# feeling "spaced out'



## bellyouch (May 20, 2002)

After about 9 mths of going to every specialist around,I was diagnosed with Fibromyalgia this week.Physically I don't feel any better,but at least I know where all my problems are coming from. My question is I often feel like I'm "spaced out" or in a fog. It's sort of a disconnected feeling.Is this a common symptom? My other question is I have a constant deep burning pain in my right thigh.Sometimes it's in the front,sometimes in the back but always in the one thigh. I find it hurts more while sitting or periods of inactivity.I thought you were supposed to have pain on both not sides? Is this normal?Thanks


----------



## squrts (Aug 14, 2000)

symptoms vary from person to person,but i think you`ll find fibro fog to be one VERY common symptom.the thigh pain sounds like when i sliped a disc in my back.i though there was something wrong with my hip,but it turned out to be refered pain from my siatic nerve in my back.but it could very well be fibro too.


----------



## bellyouch (May 20, 2002)

Thanks.I have a 11mth old baby who I mostly carry on my right hip.I guess maybe that could also be causing the thigh pain.


----------



## Susan Purry (Nov 6, 2001)

Hi Bellyouch, and welcome to the forum







As Squrts said, the 'FibroFog' is very common. It's important to pace your mental activity as well as your physical activity. Also, if the brain fog (cognition, information processing, speech problems) suddenly deteriorates, you may need to eat something - some protein and carbohydrate, or something sugary if it's very bad. Take care,


----------



## bellyouch (May 20, 2002)

Thanks Susan.
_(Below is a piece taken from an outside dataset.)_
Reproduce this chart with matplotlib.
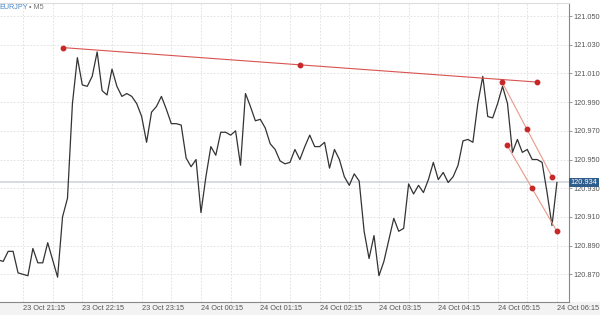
import matplotlib
matplotlib.use("Agg")
import matplotlib.pyplot as plt
import matplotlib.transforms as mtransforms
from matplotlib.patches import Rectangle
import numpy as np

plt.rcParams["font.family"] = ["Liberation Sans", "DejaVu Sans"]

# 5-minute bars, index 0 = 23 Oct 21:15
bar_start = -5
closes = [
    120.880, 120.879, 120.886, 120.886, 120.871, 120.870, 120.869, 120.888, 120.878, 120.878,
    120.892, 120.880, 120.868, 120.910, 120.923, 120.989, 121.021, 121.002, 121.001, 121.008,
    121.025, 120.998, 120.995, 121.013, 121.001, 120.994, 120.996, 120.994, 120.989, 120.980,
    120.962, 120.983, 120.987, 120.994, 120.985, 120.975, 120.975, 120.974, 120.951, 120.945,
    120.950, 120.913, 120.938, 120.959, 120.953, 120.969, 120.969, 120.967, 120.970, 120.946,
    120.996, 120.987, 120.977, 120.978, 120.972, 120.961, 120.957, 120.949, 120.947, 120.948,
    120.957, 120.950, 120.959, 120.967, 120.959, 120.959, 120.962, 120.944, 120.957, 120.950,
    120.938, 120.932, 120.940, 120.935, 120.900, 120.881, 120.897, 120.869, 120.879, 120.894,
    120.909, 120.900, 120.902, 120.933, 120.926, 120.932, 120.927, 120.936, 120.948, 120.936,
    120.941, 120.934, 120.938, 120.946, 120.963, 120.964, 120.962, 120.989, 121.008, 120.980,
    120.979, 120.989, 121.001, 120.989, 120.955, 120.964, 120.955, 120.957, 120.950, 120.950,
    120.948, 120.927, 120.904, 120.934,
]
last_price = 120.934

# drawn trend lines: (bar, price) at both ends
top_line_x = [8.1, 103.9]
top_line_y = [121.028, 121.004]
chan_up_x = [96.9, 107.0]
chan_up_y = [121.004, 120.938]
chan_low_x = [97.9, 108.0]
chan_low_y = [120.960, 120.900]

xtick_bars = [0, 12, 24, 36, 48, 60, 72, 84, 96, 108]
xtick_labels = ["23 Oct 21:15", "23 Oct 22:15", "23 Oct 23:15", "24 Oct 00:15",
                "24 Oct 01:15", "24 Oct 02:15", "24 Oct 03:15", "24 Oct 04:15",
                "24 Oct 05:15", "24 Oct 06:15"]
ytick_vals = [120.870, 120.890, 120.910, 120.930, 120.950, 120.970,
              120.990, 121.010, 121.030, 121.050]

bars = np.arange(bar_start, bar_start + len(closes))

fig = plt.figure(figsize=(6, 3.15), dpi=100)
fig.patches.append(Rectangle((0, 0), 1, 0.041, transform=fig.transFigure,
                             color="#f3f3f3", zorder=-5))
ax = fig.add_axes([0, 0.0413, 0.948, 0.9492])

# grid
for b in range(-6, 114, 6):
    ax.axvline(b, color="#dddddd", lw=0.6, ls=(0, (2, 2)), zorder=0)
for v in ytick_vals:
    ax.axhline(v, color="#dddddd", lw=0.6, ls=(0, (2, 2)), zorder=0)

ax.axhline(last_price, color="#cfd6de", lw=1.2, zorder=1)

ax.plot(bars, closes, color="#333333", lw=0.9, zorder=3)

def trend(xs, ys, col):
    ax.plot(xs, ys, color=col, lw=0.8, zorder=4)
    mx = [xs[0], (xs[0] + xs[1]) / 2, xs[1]]
    my = [ys[0], (ys[0] + ys[1]) / 2, ys[1]]
    ax.plot(mx, my, ls="none", marker="o", ms=3.2, color="#c62828", zorder=5)

trend(top_line_x, top_line_y, "#d9534f")
trend(chan_up_x, chan_up_y, "#e8998a")
trend(chan_low_x, chan_low_y, "#e8998a")

ax.set_xlim(-4.65, 110.4)
ax.set_ylim(120.8507, 121.0591)

ax.yaxis.tick_right()
ax.set_yticks(ytick_vals)
ax.set_yticklabels(["%.3f" % v for v in ytick_vals])
ax.set_xticks(xtick_bars)
ax.set_xticklabels(xtick_labels, ha="left")
ax.tick_params(axis="y", labelsize=5.3, labelcolor="#555555", color="#888888",
               length=2.5, width=0.6, pad=1)
ax.tick_params(axis="x", labelsize=5.3, labelcolor="#555555", length=0, pad=2.5)

ax.spines["left"].set_visible(False)
ax.spines["top"].set_color("#dddddd")
ax.spines["right"].set_color("#888888")
ax.spines["bottom"].set_color("#888888")
for s in ax.spines.values():
    s.set_linewidth(0.8)

trans = mtransforms.blended_transform_factory(ax.transAxes, ax.transData)
ax.text(1.003, last_price, "%.3f" % last_price, transform=trans, fontsize=5.3,
        color="white", va="center", ha="left", zorder=6, clip_on=False,
        bbox=dict(boxstyle="square,pad=0.2", fc="#2f5d8c", ec="none"))

fig.text(-0.001, 0.977, "EURJPY", color="#4a86c8", fontsize=5.2, va="center", ha="left")
fig.text(0.049, 0.977, "\u2022 M5", color="#777777", fontsize=5.2, va="center", ha="left")

fig.savefig("out.png", dpi=100)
The best way to describe this feeling is I feel like I'm watching a movie of things going on around me and not really a part of it.I also feel like my eyes are very heavy.I have to say out of the symptoms(ibs c,tmj,dizziness,constant trobbing,burning in thigh,tingling and numbness in feet I could go on and on...)I find this one the most disturbing.I know that's probably a terrible discription,but it's the best way I can describe it.I was like this for 4mths.then it just dissapeared.Unfortunately,it came back about 2 weeks ago.I've had 2 mri's recently so at least I know there is nothing wrong in my brain.


----------